Most studies reported similar results to the present study, except the study of Asadi et al. (2012), where the educational intervention could not have an effect on the sample when choosing the mode of delivery (39). The sample size in their study was different from the present study, and their participants were only 24-28-week pregnant women, while in the present study, pregnant women with gestational ages of >12 weeks constituted the research sample. The number of training sessions in the mentioned study was less than in the present study, which can be one of the reasons for the difference in the results. Also, the purpose of the study and the methodology of their study were different. Choosing the method of delivery can be influenced by the opinions and beliefs of those around the pregnant women; perhaps it is necessary to influence the subjective norms of the participants in a more appropriate way.

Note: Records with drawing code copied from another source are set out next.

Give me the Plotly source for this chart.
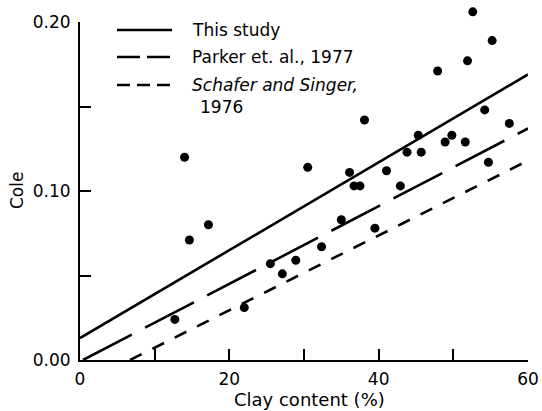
import plotly.graph_objects as go

# Measured samples: clay content (%) and coefficient of linear extensibility
clay_pct = [12.7, 14.0, 14.65, 17.2, 22.0, 25.5, 27.1, 28.9, 30.5, 32.35,
            35.0, 36.1, 36.7, 37.5, 38.1, 39.5, 41.05, 42.9, 43.8, 45.3,
            45.7, 47.9, 48.9, 49.8, 51.6, 51.9, 52.6, 54.2, 54.7, 55.2, 57.5]
cole = [0.024, 0.120, 0.071, 0.080, 0.031, 0.057, 0.051, 0.059, 0.114, 0.067,
        0.083, 0.111, 0.103, 0.103, 0.142, 0.078, 0.112, 0.103, 0.123, 0.133,
        0.123, 0.171, 0.129, 0.133, 0.129, 0.177, 0.206, 0.148, 0.117, 0.189, 0.140]

# Regression lines (end points)
this_study_x = [0.0, 60.0]
this_study_y = [0.013, 0.169]
parker_x = [0.4, 60.0]
parker_y = [0.0, 0.137]
schafer_x = [6.7, 60.0]
schafer_y = [0.0, 0.118]

x_ticks = [0, 10, 20, 30, 40, 50, 60]
x_tick_text = ["0", "", "20", "", "40", "", "60"]
y_ticks = [0.0, 0.05, 0.10, 0.15, 0.20]
y_tick_text = ["0.00", "", "0.10", "", "0.20"]
Y_MAX = 0.20

legend_labels = ["This study", "Parker et. al., 1977", "<i>Schafer and Singer,</i>", "1976"]

FONT = "DejaVu Sans"
W, H = 542, 411
ML, MR, MT, MB = 80, 14, 6, 51
PW, PH = W - ML - MR, H - MT - MB
AXIS_TOP_PX = 22                       # pixel row of the 0.20 tick
y_dom_top = (H - MB - AXIS_TOP_PX) / PH  # fraction of plot height used by the framed axis


def px_to_paper(px, py):
    return (px - ML) / PW, (H - MB - py) / PH


fig = go.Figure()

# Points sit on a hidden axis with the same scale but a taller span, so values
# above 0.20 are still drawn; the regression lines use the framed axis.
fig.add_trace(go.Scatter(x=clay_pct, y=cole, mode="markers", yaxis="y2",
                         marker=dict(color="black", size=9, line=dict(width=0)),
                         cliponaxis=False, showlegend=False))
fig.add_trace(go.Scatter(x=this_study_x, y=this_study_y, mode="lines",
                         line=dict(color="black", width=2.6), showlegend=False))
fig.add_trace(go.Scatter(x=parker_x, y=parker_y, mode="lines",
                         line=dict(color="black", width=2.6, dash="55px,15px"),
                         showlegend=False))
fig.add_trace(go.Scatter(x=schafer_x, y=schafer_y, mode="lines",
                         line=dict(color="black", width=2.6, dash="13px,12px"),
                         showlegend=False))

# Key: line samples and labels
key_rows = [30, 57, 85]
key_dash = ["solid", "23px,7px", "13px,7px"]
for row, dash in zip(key_rows, key_dash):
    x0, y0 = px_to_paper(117, row)
    x1, _ = px_to_paper(172, row)
    fig.add_shape(type="line", xref="paper", yref="paper", x0=x0, x1=x1, y0=y0, y1=y0,
                  line=dict(color="black", width=2.6, dash=dash))

label_pos = [(190, 30), (190, 57), (190, 85), (198, 107)]
for text, (px, py) in zip(legend_labels, label_pos):
    ax, ay = px_to_paper(px, py)
    fig.add_annotation(text=text, x=ax, y=ay, xref="paper", yref="paper",
                       xanchor="left", yanchor="middle", showarrow=False,
                       font=dict(family=FONT, size=17, color="black"))

# Axis titles
tx, ty = px_to_paper(309, 399)
fig.add_annotation(text="Clay content (%)", x=tx, y=ty, xref="paper", yref="paper",
                   xanchor="center", yanchor="middle", showarrow=False,
                   font=dict(family=FONT, size=18, color="black"))
tx, ty = px_to_paper(17, 191)
fig.add_annotation(text="Cole", x=tx, y=ty, xref="paper", yref="paper", textangle=-90,
                   xanchor="center", yanchor="middle", showarrow=False,
                   font=dict(family=FONT, size=17, color="black"))

axis_common = dict(showgrid=False, zeroline=False, showline=True, linecolor="black",
                   linewidth=2, ticks="inside", ticklen=11, tickwidth=2, automargin=False,
                   tickcolor="black", tickfont=dict(family=FONT, size=17, color="black"))

fig.update_layout(
    width=W, height=H,
    margin=dict(l=ML, r=MR, t=MT, b=MB, autoexpand=False),
    paper_bgcolor="white", plot_bgcolor="rgba(0,0,0,0)",
    xaxis=dict(range=[0, 60], tickvals=x_ticks, ticktext=x_tick_text,
               ticklabelstandoff=3, **axis_common),
    yaxis=dict(range=[0, Y_MAX], domain=[0, y_dom_top], tickvals=y_ticks,
               ticktext=y_tick_text, ticklabelstandoff=4, **axis_common),
    yaxis2=dict(range=[0, Y_MAX / y_dom_top], domain=[0, 1], anchor="x",
                visible=False, showgrid=False, zeroline=False, automargin=False),
    showlegend=False,
)

fig.write_html("out.html")
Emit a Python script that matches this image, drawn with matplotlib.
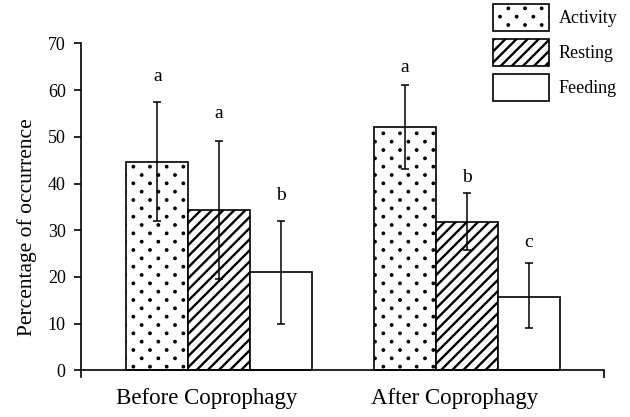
import numpy as np
import matplotlib
matplotlib.use("Agg")
import matplotlib.pyplot as plt
import matplotlib.hatch as mhatch
from matplotlib.patches import Patch

plt.rcParams['font.family'] = ['Liberation Serif', 'DejaVu Serif']


# the printed figure has small dots on a tighter staggered grid than
# matplotlib's '.' hatch (rows twice as close), so swap in our own version
class StaggeredDots(mhatch.SmallFilledCircles):
    size = 0.08

    def __init__(self, hatch, density):
        super().__init__(hatch, density)
        n = self.num_rows
        if n:
            self.num_shapes = (n + 1) ** 2 + n ** 2
            self.num_vertices = self.num_shapes * len(self.shape_vertices)

    def set_vertices_and_codes(self, vertices, codes):
        n = self.num_rows
        step = 1.0 / n
        shape = self.shape_vertices * step * self.size
        parts = []
        for row in range(2 * n + 1):
            if row % 2 == 0:
                cols = np.linspace(0, 1, n + 1)
            else:
                cols = np.linspace(step / 2, 1 - step / 2, n)
            for c in cols:
                parts.append(shape + [c, row * step / 2])
        vertices[:] = np.concatenate(parts)
        codes[:] = np.tile(self.shape_codes, len(parts))


mhatch._hatch_types[mhatch._hatch_types.index(mhatch.SmallFilledCircles)] = StaggeredDots

groups = ['Before Coprophagy', 'After Coprophagy']
behaviours = ['Activity', 'Resting', 'Feeding']
hatches = ['.', '///', '']
hatch_lw = [0.8, 1.7, 1.0]

# mean % occurrence (rows = behaviour, cols = group)
means = [[44.7, 52.0],
         [34.3, 31.7],
         [21.0, 15.8]]
lower = [[32.0, 43.2],
         [19.5, 25.8],
         [10.0, 9.0]]
upper = [[57.5, 61.0],
         [49.2, 38.0],
         [32.0, 23.0]]
letters = [['a', 'a'],
           ['a', 'b'],
           ['b', 'c']]
letter_y = [[62.9, 64.9],
            [55.0, 41.3],
            [37.4, 27.4]]

fig = plt.figure(figsize=(6.3, 4.17), dpi=100)
ax = fig.add_axes([0.1286, 0.096, 0.83, 0.80])

group_x = np.arange(len(groups)) * 4
for i, b in enumerate(behaviours):
    x = group_x + i
    m = np.array(means[i])
    err = [m - np.array(lower[i]), np.array(upper[i]) - m]
    with plt.rc_context({'hatch.linewidth': hatch_lw[i]}):
        bars = ax.bar(x, m, width=1.0, color='white', edgecolor='black',
                      linewidth=1.2, hatch=hatches[i], zorder=2)
    ax.errorbar(x, m, yerr=err, fmt='none', ecolor='black', elinewidth=1.1,
                capsize=2.6, capthick=1.1, zorder=3)
    for j in range(len(groups)):
        ax.text(x[j], letter_y[i][j], letters[i][j], ha='center', va='center',
                fontsize=14)

ax.set_ylim(-1.4, 70)
ax.set_xlim(-1.23, 7.21)
ax.spines['bottom'].set_position(('data', 0))
ax.spines['left'].set_bounds(-1.4, 70)
ax.spines['top'].set_visible(False)
ax.spines['right'].set_visible(False)
for s in ['left', 'bottom']:
    ax.spines[s].set_linewidth(1.2)

ax.set_yticks(np.arange(0, 71, 10))
ax.tick_params(axis='y', direction='out', length=5, width=1.2, labelsize=13, pad=6)
ax.set_xticks(group_x + 0.8)
ax.set_xticklabels(groups, fontsize=16.5)
ax.tick_params(axis='x', length=0, pad=13)
ax.set_xticks([7.21], minor=True)
ax.tick_params(axis='x', which='minor', length=6, width=1.2, direction='out')
ax.set_ylabel('Percentage of occurrence', fontsize=15.5)
ax.yaxis.set_label_coords(-0.084, 0.448)

handles = [Patch(facecolor='white', edgecolor='black', linewidth=1.2, hatch=h)
           for h in hatches]
leg = fig.legend(handles, behaviours, loc='upper left',
                 bbox_to_anchor=(0.782, 0.99), frameon=False, fontsize=13,
                 handlelength=3.1, handleheight=1.91, handletextpad=0.55,
                 labelspacing=0.44, borderpad=0, borderaxespad=0)
# legend makes its own patches, give them the same hatch weights as the bars
for p, lw in zip(leg.get_patches(), hatch_lw):
    if hasattr(p, 'set_hatch_linewidth'):
        p.set_hatch_linewidth(lw)
    else:
        p._hatch_linewidth = lw

fig.savefig('out.png', dpi=100)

One of the strengths of the present study was that, due to the COVID-19 epidemic and the need to maintain social distancing, mobile health technology was used, which allowed pregnant women to benefit from educational content. In addition, the sample were randomly selected, and using this method, the results of the study could be more generalizable to the community. Additionally, we conducted the intervention using the educational materials that the maternal and newborn health department at the Ministry of Health has approved. One of the limitations of the present study was that since the training was provided virtually, sample may not have paid enough attention to it. The use of a self-administered method to complete the questionnaires was another limitation. We attempted to overcome this limitation by adhering to the instructions and urging the sample to follow the guidelines. Considering the importance of mental health for pregnant women and the effects of stress on pregnant women, it is possible to consider educational intervention using mobile health technology as a cost-effective method with no time or place constraints to improve their mental health status.
Conclusion
Based on the findings of this study, education with mobile health technology can lead to a significant reduction in the level of stress related to COVID-19 in pregnant women. Since educational interventions designed to reduce pregnancy stress are critical and can minimize adverse outcomes for women and infants during the epidemic, it is suggested that this strategy be used in the care of pregnant women and stress management.
Acknowledgements
This article extracted from the first author's master thesis in the Department of Midwifery at Gonabad University of Medical Sciences. The authors appreciate Vice Chancellor for Education and Health at Gonabad University of Medical Sciences as well as the Social Development and Health Promotion Research Center for providing financial support for this project.
Conflicts of interest
The authors declared no conflicts of interest.